I suspect these worries might sound odd for folks in campuses that have embraced the “Teacher-Scholar Model” that came into vogue in teaching-focused institutions in the 1990s. This approach emphasizes that excellence in scholarship is not in conflict with excellence in teaching. And yes, I entirely agree that you can do teaching and do research at the same time, and do both of them well, and this creates a robust and student-centered learning community.
But.
We get evaluated on scholarship, teaching, and service, but that’s not all our job is. I think most professors are doing much more than classroom teaching and academic scholarship — I don’t even think teaching and scholarship together add up to half of what we do. Especially in the sciences, where running a contemporary research program involves a lot more than the research itself. Let me add up the different roles that I and other science faculty fill.
Classroom Teacher. We all are teaching in the classroom, but there are other people on our campuses who are hired to teach full time and do very little else (and for reasons that are not rationally defensible, they get paid less).
Academic Researcher. Many universities often have postdocs, technicians, and research staff whose job full time is to make research happen. Whereas I have to protect stretches of time in my schedule for research, among everything else on this list.

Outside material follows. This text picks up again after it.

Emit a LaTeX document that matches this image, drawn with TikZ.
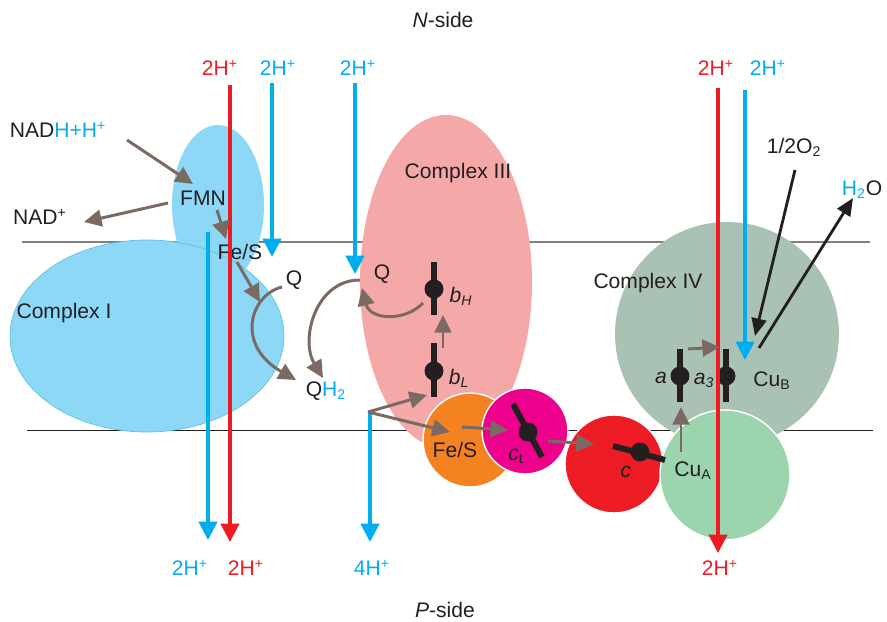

Administrator. The administrative service/leadership work on and off campus adds up, especially if we don’t do a slapdash job at it. Setting policy in the curriculum committee, reviewing and editing for academic journals, planning conferences, representing the campus at community events, ad-hoc task forces for an issue on campus, and so on. A lot of these tasks are done full-time by associate deans or other administrators on campus. I think it’s wholly appropriate for faculty to be involved in institutional governance, but also recognize that a lot of our “service” is the exact kind of work that is done by others on a full-time basis. If you’ve ever wondered why it takes forever for things to go through curriculum committee, maybe it’s because those committees are chock full of people who are doing several jobs at the same time, and curriculum is not their highest priority?
Grantwriter. For a lot of senior PIs, “research” is synonymous with landing grants to support the lab. The skillset to do and publish research is often independent of the skillset to write a compelling proposal. Regardless, if we’re spending time writing proposals, that gives us less time to actually do the science. Of course, if/when we get funded, the funds generate a capacity to increase personnel to do the research. But, still, I’m not sure if the teacher-scholar model envisions the scholar spending all their time writing proposals to federal agencies instead of being in the lab or the field.

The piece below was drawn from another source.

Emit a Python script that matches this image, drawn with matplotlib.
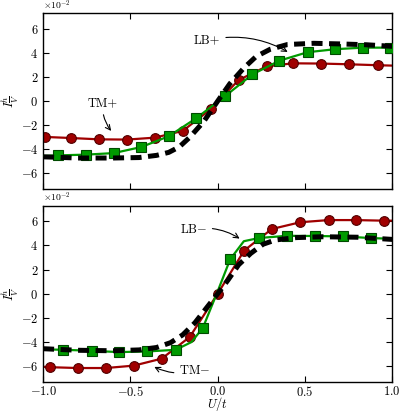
import matplotlib
matplotlib.use('Agg')
import matplotlib.pyplot as plt
import numpy as np

plt.rcParams['font.family'] = 'serif'
plt.rcParams['font.serif'] = ['cmr10']
plt.rcParams['mathtext.fontset'] = 'cm'
plt.rcParams['axes.formatter.use_mathtext'] = True

# values in units of 1e-2
# top panel
red_top_x = [-1.0, -0.99, -0.84, -0.68, -0.52, -0.36, -0.20, -0.04, 0.12, 0.28, 0.43, 0.59, 0.75, 0.92, 1.0]
red_top_y = [-2.97, -2.97, -3.06, -3.17, -3.19, -3.03, -2.47, -0.67, 1.75, 2.88, 3.14, 3.12, 3.06, 2.98, 2.95]
red_top_marks = list(range(1, 14))

green_top_x = [-1.0, -0.914, -0.754, -0.595, -0.438, -0.281, -0.123, 0.043, 0.199, 0.354, 0.515, 0.673, 0.832, 0.986, 1.0]
green_top_y = [-4.55, -4.5, -4.44, -4.31, -3.81, -2.92, -1.42, 0.42, 2.22, 3.36, 4.06, 4.31, 4.44, 4.44, 4.44]
green_top_marks = list(range(1, 14))

lb_top_x = [-1.0, -0.8, -0.6, -0.45, -0.35, -0.28, -0.22, -0.16, -0.08, 0.0, 0.07, 0.15, 0.22, 0.3, 0.4, 0.55, 0.7, 0.85, 1.0]
lb_top_y = [-4.62, -4.72, -4.72, -4.68, -4.5, -4.25, -3.8, -3.0, -1.7, 0.0, 1.45, 2.75, 3.7, 4.3, 4.7, 4.8, 4.75, 4.68, 4.55]

# bottom panel
red_bot_x = [-1.0, -0.96, -0.80, -0.64, -0.48, -0.32, -0.16, 0.0, 0.152, 0.31, 0.473, 0.635, 0.79, 0.954, 1.0]
red_bot_y = [-6.05, -6.08, -6.15, -6.15, -5.95, -5.37, -3.58, 0.0, 3.58, 5.36, 5.92, 6.1, 6.1, 6.05, 6.05]
red_bot_marks = list(range(1, 14))

green_bot_x = [-1.0, -0.884, -0.721, -0.568, -0.406, -0.24, -0.15, -0.085, 0.0, 0.072, 0.15, 0.234, 0.397, 0.559, 0.717, 0.878, 1.0]
green_bot_y = [-4.6, -4.64, -4.72, -4.83, -4.78, -4.64, -4.0, -2.83, 0.2, 2.86, 4.35, 4.61, 4.8, 4.78, 4.75, 4.61, 4.55]
green_bot_marks = [1, 2, 3, 4, 5, 7, 9, 11, 12, 13, 14, 15]

lb_bot_x = [-1.0, -0.8, -0.6, -0.45, -0.35, -0.27, -0.2, -0.13, -0.06, 0.0, 0.06, 0.12, 0.19, 0.26, 0.33, 0.45, 0.6, 0.8, 1.0]
lb_bot_y = [-4.55, -4.68, -4.72, -4.65, -4.45, -4.05, -3.4, -2.4, -1.1, 0.0, 1.15, 2.4, 3.35, 4.1, 4.45, 4.65, 4.72, 4.68, 4.5]

yticks = [-6, -4, -2, 0, 2, 4, 6]
xticks = [-1.0, -0.5, 0.0, 0.5, 1.0]

red = '#a00000'
red_edge = '#500000'
green = '#009a00'
green_edge = '#004a00'


def draw(ax, rx, ry, rm, gx, gy, gm, lx, ly):
    ax.plot(rx, np.array(ry) * 1e-2, color=red, lw=1.6, marker='o', ms=7,
            mfc=red, mec=red_edge, mew=0.8, markevery=rm, zorder=2)
    ax.plot(gx, np.array(gy) * 1e-2, color=green, lw=1.6, marker='s', ms=7,
            mfc=green, mec=green_edge, mew=0.8, markevery=gm, zorder=3)
    ax.plot(lx, np.array(ly) * 1e-2, color='black', lw=3.6, ls=(0, (2.2, 1.3)),
            zorder=4)
    ax.set_xlim(-1, 1)
    ax.set_ylim(-0.073, 0.073)
    ax.set_yticks(np.array(yticks) * 1e-2)
    ax.set_yticklabels([f'${v}$' for v in yticks])
    ax.set_xticks(xticks)
    ax.tick_params(direction='in', top=True, right=True, labelsize=9,
                   length=4, width=0.8)
    ax.tick_params(axis='x', pad=2)
    ax.text(0.0, 1.008, r'$\times10^{-2}$', transform=ax.transAxes,
            fontsize=7, ha='left', va='bottom')
    ax.set_ylabel(r'$I\frac{h}{V}$', fontsize=9, labelpad=0)
    for s in ax.spines.values():
        s.set_linewidth(1.0)


fig = plt.figure(figsize=(3.99, 4.12), dpi=100)
ax1 = fig.add_axes([0.108, 0.541, 0.875, 0.427])
ax2 = fig.add_axes([0.108, 0.073, 0.875, 0.428])

draw(ax1, red_top_x, red_top_y, red_top_marks, green_top_x, green_top_y,
     green_top_marks, lb_top_x, lb_top_y)
draw(ax2, red_bot_x, red_bot_y, red_bot_marks, green_bot_x, green_bot_y,
     green_bot_marks, lb_bot_x, lb_bot_y)
ax1.set_xticklabels([])
ax2.set_xticklabels([f'${v:.1f}$' for v in xticks])
ax2.set_xlabel(r'$U/t$', fontsize=9)
ax2.xaxis.label.set_va('center')
ax2.xaxis.set_label_coords(0.5, -0.125)

arrow = dict(arrowstyle='->', color='black', lw=0.8,
             connectionstyle='arc3,rad=-0.2')
ax1.annotate('LB+', xy=(0.415, 0.0397), xytext=(-0.06, 0.0505),
             fontsize=9, ha='center', va='center', arrowprops=arrow)
ax1.annotate('TM+', xy=(-0.6, -0.0265), xytext=(-0.66, -0.0017),
             fontsize=9, ha='center', va='center',
             arrowprops=dict(arrowstyle='->', color='black', lw=0.8,
                             connectionstyle='arc3,rad=0.2'))
ax2.annotate(r'LB$-$', xy=(0.139, 0.0444), xytext=(-0.14, 0.0536),
             fontsize=9, ha='center', va='center', arrowprops=arrow)
ax2.annotate(r'TM$-$', xy=(-0.377, -0.0595), xytext=(-0.13, -0.0639),
             fontsize=9, ha='center', va='center',
             arrowprops=dict(arrowstyle='->', color='black', lw=0.8,
                             connectionstyle='arc3,rad=-0.2'))

fig.savefig('out.png', dpi=100)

Academic advisor. A bunch of us at teaching-focused institutions do regular academic advising appointments for students. (Until recently, faculty in my department have been doing this for four hours per week!) I think it’s normal at expensive small liberal arts colleges for faculty members to be paired up with individual advisees. Meanwhile, at many university, being a trained and experienced academic advisor is a full-time position.

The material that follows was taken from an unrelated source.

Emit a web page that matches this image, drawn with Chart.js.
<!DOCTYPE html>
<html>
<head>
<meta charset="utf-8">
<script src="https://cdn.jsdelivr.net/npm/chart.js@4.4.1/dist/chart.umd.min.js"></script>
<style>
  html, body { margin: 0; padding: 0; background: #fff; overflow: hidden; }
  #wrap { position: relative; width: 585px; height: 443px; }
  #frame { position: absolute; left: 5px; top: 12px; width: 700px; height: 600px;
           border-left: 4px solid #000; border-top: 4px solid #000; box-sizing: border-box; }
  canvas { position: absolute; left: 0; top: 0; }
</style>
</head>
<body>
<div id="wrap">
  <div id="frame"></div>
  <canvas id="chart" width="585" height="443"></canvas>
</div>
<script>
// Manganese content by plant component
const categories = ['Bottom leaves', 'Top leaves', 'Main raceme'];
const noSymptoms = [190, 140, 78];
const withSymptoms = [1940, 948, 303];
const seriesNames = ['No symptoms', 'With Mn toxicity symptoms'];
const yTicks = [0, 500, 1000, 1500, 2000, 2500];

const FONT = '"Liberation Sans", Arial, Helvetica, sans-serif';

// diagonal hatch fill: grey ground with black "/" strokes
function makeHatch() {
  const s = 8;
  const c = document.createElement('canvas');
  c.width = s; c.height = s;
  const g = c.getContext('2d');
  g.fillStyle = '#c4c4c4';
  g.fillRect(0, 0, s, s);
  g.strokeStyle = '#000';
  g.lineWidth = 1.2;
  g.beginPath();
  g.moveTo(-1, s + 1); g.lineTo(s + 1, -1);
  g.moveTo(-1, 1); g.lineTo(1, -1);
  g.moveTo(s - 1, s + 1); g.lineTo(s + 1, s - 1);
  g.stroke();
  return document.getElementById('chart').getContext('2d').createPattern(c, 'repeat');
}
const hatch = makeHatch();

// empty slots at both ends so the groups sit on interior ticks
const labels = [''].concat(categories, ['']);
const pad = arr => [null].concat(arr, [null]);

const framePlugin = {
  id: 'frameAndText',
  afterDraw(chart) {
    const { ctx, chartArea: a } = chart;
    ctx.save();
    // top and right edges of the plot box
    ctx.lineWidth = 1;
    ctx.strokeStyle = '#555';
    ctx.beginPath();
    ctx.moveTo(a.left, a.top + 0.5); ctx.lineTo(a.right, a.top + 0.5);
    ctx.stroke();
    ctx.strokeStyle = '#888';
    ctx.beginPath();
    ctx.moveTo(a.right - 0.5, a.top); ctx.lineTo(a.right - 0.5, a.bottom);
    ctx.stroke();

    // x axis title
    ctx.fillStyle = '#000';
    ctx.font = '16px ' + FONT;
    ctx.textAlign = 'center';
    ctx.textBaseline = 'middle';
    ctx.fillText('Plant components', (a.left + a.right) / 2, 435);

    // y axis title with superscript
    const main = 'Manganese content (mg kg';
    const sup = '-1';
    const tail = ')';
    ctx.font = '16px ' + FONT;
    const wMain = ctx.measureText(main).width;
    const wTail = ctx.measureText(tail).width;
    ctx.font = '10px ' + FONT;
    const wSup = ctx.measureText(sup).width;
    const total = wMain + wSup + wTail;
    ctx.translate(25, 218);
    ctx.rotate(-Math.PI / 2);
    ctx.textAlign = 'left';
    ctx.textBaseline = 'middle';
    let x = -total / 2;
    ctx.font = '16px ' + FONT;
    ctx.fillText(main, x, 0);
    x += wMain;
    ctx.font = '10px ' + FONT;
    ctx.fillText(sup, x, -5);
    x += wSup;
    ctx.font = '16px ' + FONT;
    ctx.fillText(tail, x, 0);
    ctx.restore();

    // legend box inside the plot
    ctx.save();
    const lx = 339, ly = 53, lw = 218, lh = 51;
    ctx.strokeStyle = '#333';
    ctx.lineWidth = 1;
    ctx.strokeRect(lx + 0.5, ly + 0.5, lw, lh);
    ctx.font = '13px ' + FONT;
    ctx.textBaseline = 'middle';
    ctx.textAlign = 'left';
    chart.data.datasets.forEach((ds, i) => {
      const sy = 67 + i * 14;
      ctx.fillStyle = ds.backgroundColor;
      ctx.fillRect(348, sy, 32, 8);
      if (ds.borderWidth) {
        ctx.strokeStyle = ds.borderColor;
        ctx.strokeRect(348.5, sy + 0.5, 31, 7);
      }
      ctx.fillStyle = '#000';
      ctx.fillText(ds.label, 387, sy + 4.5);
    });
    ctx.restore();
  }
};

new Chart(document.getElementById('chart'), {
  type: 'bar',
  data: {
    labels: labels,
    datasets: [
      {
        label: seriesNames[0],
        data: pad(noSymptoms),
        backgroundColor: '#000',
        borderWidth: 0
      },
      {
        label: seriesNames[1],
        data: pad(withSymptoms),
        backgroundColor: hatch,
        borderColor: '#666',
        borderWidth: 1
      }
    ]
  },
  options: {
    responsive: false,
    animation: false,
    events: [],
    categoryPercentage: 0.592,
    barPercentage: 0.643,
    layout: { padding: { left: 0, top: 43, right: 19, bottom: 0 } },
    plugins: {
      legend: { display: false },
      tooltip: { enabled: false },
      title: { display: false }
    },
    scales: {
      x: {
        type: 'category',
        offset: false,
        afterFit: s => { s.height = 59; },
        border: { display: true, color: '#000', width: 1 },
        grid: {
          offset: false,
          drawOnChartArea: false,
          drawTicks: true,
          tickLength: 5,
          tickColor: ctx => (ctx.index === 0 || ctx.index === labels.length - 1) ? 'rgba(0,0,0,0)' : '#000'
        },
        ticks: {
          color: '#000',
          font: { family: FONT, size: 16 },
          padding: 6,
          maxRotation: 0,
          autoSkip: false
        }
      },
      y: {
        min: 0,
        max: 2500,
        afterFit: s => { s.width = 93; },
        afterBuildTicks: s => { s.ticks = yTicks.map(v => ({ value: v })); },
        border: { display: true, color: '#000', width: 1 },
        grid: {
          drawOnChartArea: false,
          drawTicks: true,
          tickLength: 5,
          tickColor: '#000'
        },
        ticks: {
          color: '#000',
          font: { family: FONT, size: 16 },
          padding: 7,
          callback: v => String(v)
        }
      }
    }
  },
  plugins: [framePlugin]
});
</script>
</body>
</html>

Lab manager. Some folks hire people to manage their labs full time. At institutions like mine, this is a rarity. Which means that we manage our labs ourselves, or hire a student to do this kind of work on a part-time basis (which is a constant exercise in training because of turnover.) So there’s a lot of work when it comes to ordering, logistics, and all that. Which if you squint real tight, you could consider to be “research” just like you could do with grant writing.
Secretary. When I talk to people who work in non-academic environments, I quickly realize that they spend a lot less time on routine logistic stuff than I do. They have people to do paperwork for travel arrangements and reimbursements, and following through on purchase orders, and filing out various forms (in paper and online). For example, once you’ve drafted up an article for submission, submitting it through the journal portal is taking longer and longer. This kind of thing used to be handed with support staff. Now, we are our own secretaries. Academic support staff are in short supply and critical for student success.
Mentor. Getting research done with students is one thing, and properly training junior scientists to become successful scholars is another thing. This might get lumped under “teaching” or in “research” criteria, depending on where you work, but it’s clearly a job expectation that comes on top of standard expectations for teaching well and being research productive. And time invested mentoring students, which is always well spent, can come at the cost of research productivity.
Outreach specialist. We operate social media related to our academic work, and are expected to give public talks, and spending time with the local community seen as a big positive. There are people who do scientific outreach and informal science education as full-time jobs! And this is yet another thing that we’re doing on the side.
This summer, I’m feeling my time ever more divided among these different roles. It doesn’t feel like a triple position, it’s more like an octojob. I have a great latitude to choose which of these are higher priorities than others, and they’re mostly things that I think are important. But I can’t do them all well in adequate volume. Ugh. I hope you’re having a nice summer. (I actually am having a nice summer, having a wealth of good choices isn’t really a bad thing.)